The book of Proverbs tells us: “Let your eyes look forward, Your gaze be straight ahead. Survey the course you take, And all your ways will prosper.”
Did you know that you can’t walk a straight line if you can’t see?
The TV show “Mythbusters” did that experiment. They went into an open field and targeted a landmark on the horizon and then put on a blindfold and tried to walk straight toward that landmark. But what happened was, no matter what they tried, they ended up just walking around in circles. Because they couldn’t see where they were trying to get to.
So in whatever paths you choose, if you want to live as G‑d would have you live, keep your purpose, and remember who you want to be.
Yeshua taught and lived these values, and you’ve already obliquely alluded to them.
Rav Shaul in Philippians chapter 2, he talks about how Yeshua emptied himself in order to serve the world—as Carrie talked about. He sought to make the world a better place, and obeyed G‑d even though it meant his own unjust execution—which echoes Abbie’s drash.
And as we’ll quote in the Alenu a little later, Shaul says: “Therefore G‑d also highly exalted Messiah and gave him the Name that is above every name, so that at the name belonging to Yeshua every knee should bend, in the heavens and on earth and under the earth. And every tongue confess that Yeshua the Messiah is Ad‑onai to the glory of G‑d the Father.”
Remember the reading of the akeida earlier? When I read the story of Abraham and Isaac? Do you see the parallels between that story and this one? And how that story ended and how this one ends?

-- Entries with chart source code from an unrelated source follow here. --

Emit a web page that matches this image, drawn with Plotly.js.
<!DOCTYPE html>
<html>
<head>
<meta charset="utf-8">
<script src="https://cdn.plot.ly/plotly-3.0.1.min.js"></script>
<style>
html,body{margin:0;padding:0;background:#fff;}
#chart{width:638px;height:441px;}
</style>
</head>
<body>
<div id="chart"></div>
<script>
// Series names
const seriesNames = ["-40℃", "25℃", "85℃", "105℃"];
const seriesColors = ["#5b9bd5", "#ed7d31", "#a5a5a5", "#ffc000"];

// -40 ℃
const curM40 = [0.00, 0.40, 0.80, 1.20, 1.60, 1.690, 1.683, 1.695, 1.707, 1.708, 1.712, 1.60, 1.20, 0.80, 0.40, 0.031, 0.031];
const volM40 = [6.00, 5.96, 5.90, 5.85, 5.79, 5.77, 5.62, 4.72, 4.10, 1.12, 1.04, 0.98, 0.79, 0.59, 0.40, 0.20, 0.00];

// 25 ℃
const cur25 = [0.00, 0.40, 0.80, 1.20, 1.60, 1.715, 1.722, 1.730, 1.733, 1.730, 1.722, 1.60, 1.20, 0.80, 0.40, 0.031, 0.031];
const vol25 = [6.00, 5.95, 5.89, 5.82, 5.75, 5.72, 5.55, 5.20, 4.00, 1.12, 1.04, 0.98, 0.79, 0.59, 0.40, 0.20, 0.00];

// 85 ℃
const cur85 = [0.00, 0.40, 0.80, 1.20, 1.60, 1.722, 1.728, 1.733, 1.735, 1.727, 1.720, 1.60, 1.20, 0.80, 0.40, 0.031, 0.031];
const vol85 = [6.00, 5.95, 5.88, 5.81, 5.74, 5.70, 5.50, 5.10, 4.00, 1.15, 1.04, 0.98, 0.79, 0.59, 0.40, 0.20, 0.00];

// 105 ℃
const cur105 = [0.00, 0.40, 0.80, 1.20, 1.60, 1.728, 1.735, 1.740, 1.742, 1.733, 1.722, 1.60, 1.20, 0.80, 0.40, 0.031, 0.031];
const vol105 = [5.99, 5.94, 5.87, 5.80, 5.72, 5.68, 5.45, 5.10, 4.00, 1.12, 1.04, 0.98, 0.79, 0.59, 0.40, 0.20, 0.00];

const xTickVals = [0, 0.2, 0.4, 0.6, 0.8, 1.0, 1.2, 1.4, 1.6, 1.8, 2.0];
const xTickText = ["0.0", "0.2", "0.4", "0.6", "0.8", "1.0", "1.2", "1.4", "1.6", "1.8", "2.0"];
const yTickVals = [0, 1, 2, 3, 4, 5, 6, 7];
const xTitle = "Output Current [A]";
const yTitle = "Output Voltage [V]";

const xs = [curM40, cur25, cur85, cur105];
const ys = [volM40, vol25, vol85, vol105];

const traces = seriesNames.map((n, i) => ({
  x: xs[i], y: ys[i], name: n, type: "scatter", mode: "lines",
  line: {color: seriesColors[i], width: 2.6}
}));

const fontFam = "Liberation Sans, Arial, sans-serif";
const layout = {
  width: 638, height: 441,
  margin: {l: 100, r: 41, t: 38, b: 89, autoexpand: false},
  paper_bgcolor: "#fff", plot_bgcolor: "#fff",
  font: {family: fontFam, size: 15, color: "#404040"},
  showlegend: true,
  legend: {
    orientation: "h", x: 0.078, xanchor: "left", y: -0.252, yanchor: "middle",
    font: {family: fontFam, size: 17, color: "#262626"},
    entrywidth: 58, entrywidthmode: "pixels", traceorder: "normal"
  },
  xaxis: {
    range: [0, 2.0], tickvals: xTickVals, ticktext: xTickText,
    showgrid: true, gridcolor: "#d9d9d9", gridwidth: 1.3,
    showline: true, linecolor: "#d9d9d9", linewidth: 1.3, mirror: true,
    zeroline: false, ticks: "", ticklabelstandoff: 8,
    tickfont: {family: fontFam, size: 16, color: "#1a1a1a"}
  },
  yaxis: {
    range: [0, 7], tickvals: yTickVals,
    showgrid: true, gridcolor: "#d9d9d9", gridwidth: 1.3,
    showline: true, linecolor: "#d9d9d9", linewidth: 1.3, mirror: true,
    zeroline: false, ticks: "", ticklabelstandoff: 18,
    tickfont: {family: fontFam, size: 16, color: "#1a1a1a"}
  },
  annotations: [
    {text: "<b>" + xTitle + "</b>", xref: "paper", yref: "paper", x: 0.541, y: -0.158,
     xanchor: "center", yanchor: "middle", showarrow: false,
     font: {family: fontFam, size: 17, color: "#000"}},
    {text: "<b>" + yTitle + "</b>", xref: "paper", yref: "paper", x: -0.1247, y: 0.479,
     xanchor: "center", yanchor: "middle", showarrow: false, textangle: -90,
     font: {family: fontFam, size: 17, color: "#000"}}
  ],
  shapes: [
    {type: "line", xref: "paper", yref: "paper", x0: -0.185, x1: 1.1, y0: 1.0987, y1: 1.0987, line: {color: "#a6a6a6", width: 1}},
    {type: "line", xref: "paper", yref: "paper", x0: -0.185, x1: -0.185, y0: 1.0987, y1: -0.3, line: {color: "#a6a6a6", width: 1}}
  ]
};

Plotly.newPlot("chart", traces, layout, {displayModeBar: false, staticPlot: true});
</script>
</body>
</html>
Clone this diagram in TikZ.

But Shaul goes on, in the very next verse: “Therefore, my dear friends, as you have always obeyed… continue to work out your salvation… [because G‑d] works in you to will and to act according to his good purpose.” Salvation in Messiah requires work toward G‑d’s purpose.
So in whatever paths you choose, if you want to live as G‑d would have you live, keep your purpose, and remember who you want to be. Because no one who has accomplished anything ever did it completely by accident.
Lastly, remember that you didn’t accomplish this day alone. Remember your teachers, your mentors, your peers. Remember those who helped you and who were rooting for you. And become mentors and supporters of those who come after you. Because no one who has accomplished anything ever did it all by himself.
My daughters, I hope that in the brief years we’ve been together—which have flown by far too fast—that you have grasped the value of learning, and purpose, and community. And wherever you end up in life, that you’ll find the stability and fulfillment I’ve always wanted for you.
P.S. My father has also published his bat-mitzvah speech, which (I am told) blew mine away. Of course, he’s been doing the public-speaking thing for longer than I’ve been alive (literally), and when I try to count how many years that is, I feel very old.